Juba — South Sudan Disarmament, Demobilization and Reintegration Commission (RSSDDRC) and UNICEF welcomed the recent release of 53 children associated with armed forces and groups in South Sudan.
The latest demobilization of 53 children from Renegade Militia Group (RMG) in Western Bahr-El-Ghazal State is one of the biggest single releases since South Sudan became an independent Country on July 9th, 2011.
The 53 children of which 20 are originally from Northern Bahr el Ghazal and 33 are from Western Bahr el Ghazal, have been released in Mapel from an armed group under the command of one militia leader Maj. Gen. Hassan Deng, who took over the RMG leadership from Abdel Bagi Ayii who responded to the amnesty given by the government of South Sudan.
Maj. Gen. Deng has since joined the South Sudan Army and moved to Mapel for the re-organization exercise where they released the children from their ranks.

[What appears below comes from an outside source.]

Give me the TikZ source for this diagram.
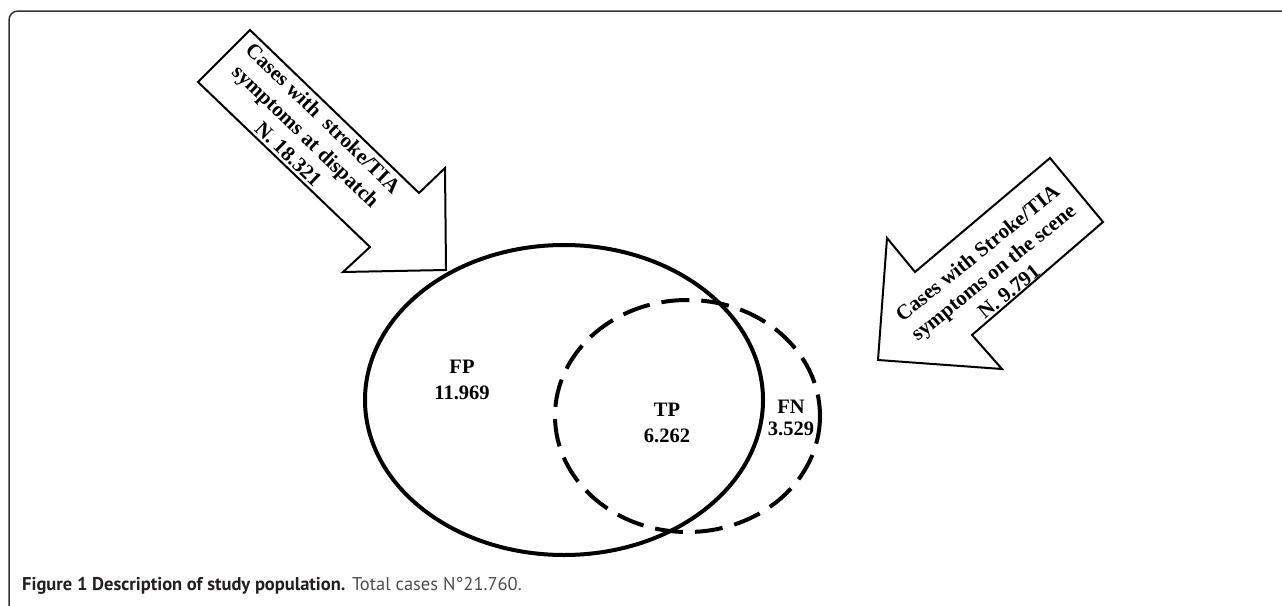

"Our ultimate goal is to ensure that all children still associated with armed forces and groups in the country are released and
returned to their communities to access reintegration assistance," said William Deng Deng, Chairperson of RSSDDRC - the country's authority in charge of the process.
"We urge all armed groups - including the renegade militia groups to cooperate and integrate their forces into the national army and facilitate immediate release of all children," he added.
The government of the Republic of South Sudan is committed to support the DDR process and uphold international legal standards that protect children in situations of armed conflict," he concluded.
In 2011, UNICEF has provided support to the RSSDDRC to facilitate the release and reintegration of 208 children from rebel militia groups operating mainly in the Greater Upper Nile and Bahr-el-Ghazal States of South Sudan.
"We appreciate the full support given to the RSSDDRC by the UNICEF, UNMISS and SPLA and we are optimistic that soon the release of the CAAFGs will come to an end in South Sudan," noted Mr. Oluku Andrew Holt, the Child DDR Coordinator in the RSSDDRC.
"We are aware that the reintegration of the former CAAFGs has been the biggest challenge and currently we are exploring options on how to address that," added Oluku
"The recruitment or use of children by armed groups is a violation of international law and is also prohibited by the Child Act of South Sudan," said Dr. Yasmin Ali Haque, Representative for UNICEF in South Sudan.
"The release and return to their families of these children today opens a new chapter in their lives-a chapter of hope and opportunities," she added.
There are an unknown number of children believed to be associated with RMGs in South Sudan but the Government of South Sudan estimates to support the release and reintegration of 1500 CAAFGs as envisaged in the new South Sudan DDR Policy, 2011.
Since 2005, the SSDDRC has been collaborating with UNICEF to establish sound policies and procedures for the release of children associated with armed forces or groups which clearly spell out the social work processes such as facilitating tracing of their families to ensure sustainable reintegration into their communities and prevent future recruitment or use of children.